What is required: Using the listing below, output only the lines from the one that contains "Write the matplotlib code for this chart." through the one that contains "plt.rcParams['font.family'] = ['Liberation", inclusive, exactly as given and without images.

Recorded data:

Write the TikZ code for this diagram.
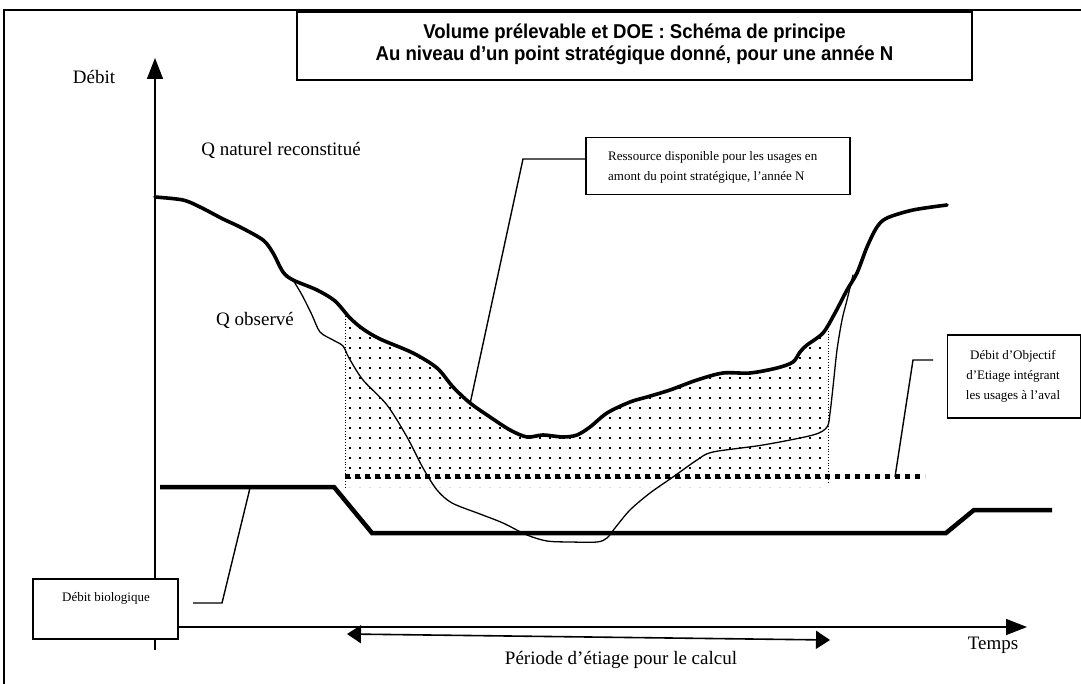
* * *
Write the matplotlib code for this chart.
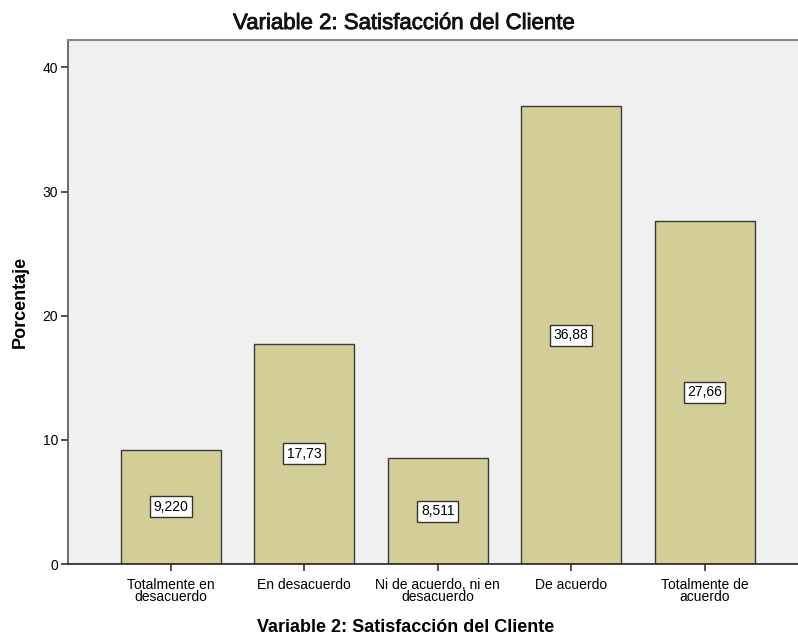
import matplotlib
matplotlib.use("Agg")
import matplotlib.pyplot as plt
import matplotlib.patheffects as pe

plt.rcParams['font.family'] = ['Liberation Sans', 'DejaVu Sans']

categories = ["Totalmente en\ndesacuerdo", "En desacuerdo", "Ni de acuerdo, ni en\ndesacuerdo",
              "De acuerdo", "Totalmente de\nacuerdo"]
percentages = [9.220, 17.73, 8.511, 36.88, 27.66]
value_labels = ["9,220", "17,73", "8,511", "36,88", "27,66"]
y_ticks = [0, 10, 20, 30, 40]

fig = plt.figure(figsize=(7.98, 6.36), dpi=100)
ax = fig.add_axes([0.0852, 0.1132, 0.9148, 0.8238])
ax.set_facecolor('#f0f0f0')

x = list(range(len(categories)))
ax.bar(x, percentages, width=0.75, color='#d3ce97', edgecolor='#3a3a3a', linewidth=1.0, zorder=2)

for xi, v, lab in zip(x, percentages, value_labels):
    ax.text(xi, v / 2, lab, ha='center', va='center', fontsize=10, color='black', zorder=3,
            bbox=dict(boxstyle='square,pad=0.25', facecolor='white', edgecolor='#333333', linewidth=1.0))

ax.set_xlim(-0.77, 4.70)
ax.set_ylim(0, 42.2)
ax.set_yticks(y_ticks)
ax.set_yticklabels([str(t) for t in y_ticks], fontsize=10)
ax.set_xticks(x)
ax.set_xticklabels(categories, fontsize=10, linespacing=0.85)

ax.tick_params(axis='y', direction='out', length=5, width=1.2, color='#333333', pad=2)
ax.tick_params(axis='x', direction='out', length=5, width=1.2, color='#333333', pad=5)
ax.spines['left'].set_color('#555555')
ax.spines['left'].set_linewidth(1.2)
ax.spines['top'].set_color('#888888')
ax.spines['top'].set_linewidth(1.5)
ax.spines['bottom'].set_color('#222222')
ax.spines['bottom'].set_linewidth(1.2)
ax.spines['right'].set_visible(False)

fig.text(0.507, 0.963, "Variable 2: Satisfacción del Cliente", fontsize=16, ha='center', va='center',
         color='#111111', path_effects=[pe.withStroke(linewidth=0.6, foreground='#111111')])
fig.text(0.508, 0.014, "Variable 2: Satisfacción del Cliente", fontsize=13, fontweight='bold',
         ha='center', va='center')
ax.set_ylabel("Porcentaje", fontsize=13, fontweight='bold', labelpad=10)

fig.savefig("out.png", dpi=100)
* * *
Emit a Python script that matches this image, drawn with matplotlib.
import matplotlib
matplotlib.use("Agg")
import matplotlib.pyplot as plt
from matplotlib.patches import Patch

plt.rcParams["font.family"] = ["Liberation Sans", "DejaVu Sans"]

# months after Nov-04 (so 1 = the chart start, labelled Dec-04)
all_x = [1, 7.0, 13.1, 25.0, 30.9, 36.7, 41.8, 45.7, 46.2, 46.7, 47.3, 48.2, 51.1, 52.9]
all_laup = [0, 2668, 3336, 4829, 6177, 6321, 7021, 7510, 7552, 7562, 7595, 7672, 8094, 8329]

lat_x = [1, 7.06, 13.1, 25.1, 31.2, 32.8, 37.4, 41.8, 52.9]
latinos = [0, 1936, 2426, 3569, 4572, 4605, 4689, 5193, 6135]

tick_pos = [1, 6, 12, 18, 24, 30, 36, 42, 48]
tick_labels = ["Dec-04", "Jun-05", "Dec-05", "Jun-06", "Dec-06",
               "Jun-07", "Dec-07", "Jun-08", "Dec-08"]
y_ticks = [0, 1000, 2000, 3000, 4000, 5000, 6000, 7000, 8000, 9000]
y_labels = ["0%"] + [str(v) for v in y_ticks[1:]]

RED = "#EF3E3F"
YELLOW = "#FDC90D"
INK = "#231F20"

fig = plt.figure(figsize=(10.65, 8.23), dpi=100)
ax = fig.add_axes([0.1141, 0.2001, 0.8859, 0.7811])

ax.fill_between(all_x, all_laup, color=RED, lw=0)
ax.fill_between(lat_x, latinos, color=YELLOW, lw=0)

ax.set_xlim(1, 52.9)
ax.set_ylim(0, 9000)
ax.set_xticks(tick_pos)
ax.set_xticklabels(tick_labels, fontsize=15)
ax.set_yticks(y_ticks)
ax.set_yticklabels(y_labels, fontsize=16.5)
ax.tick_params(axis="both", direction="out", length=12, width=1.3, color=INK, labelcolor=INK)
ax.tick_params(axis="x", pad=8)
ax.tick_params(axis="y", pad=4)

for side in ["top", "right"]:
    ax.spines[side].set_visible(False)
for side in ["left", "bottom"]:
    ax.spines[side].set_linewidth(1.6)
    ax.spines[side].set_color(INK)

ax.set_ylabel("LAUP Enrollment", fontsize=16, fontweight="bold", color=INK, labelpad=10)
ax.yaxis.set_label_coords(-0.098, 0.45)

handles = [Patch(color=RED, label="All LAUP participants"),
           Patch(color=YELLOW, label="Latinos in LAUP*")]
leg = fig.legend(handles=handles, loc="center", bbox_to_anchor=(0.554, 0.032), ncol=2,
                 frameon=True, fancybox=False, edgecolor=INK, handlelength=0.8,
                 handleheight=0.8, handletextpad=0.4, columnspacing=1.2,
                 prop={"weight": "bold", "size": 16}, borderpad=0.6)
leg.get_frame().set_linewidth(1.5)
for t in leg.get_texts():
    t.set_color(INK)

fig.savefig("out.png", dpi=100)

Output for this task:
Write the matplotlib code for this chart.
import matplotlib
matplotlib.use("Agg")
import matplotlib.pyplot as plt
import matplotlib.patheffects as pe

plt.rcParams['font.family'] = ['Liberation Sans', 'DejaVu Sans']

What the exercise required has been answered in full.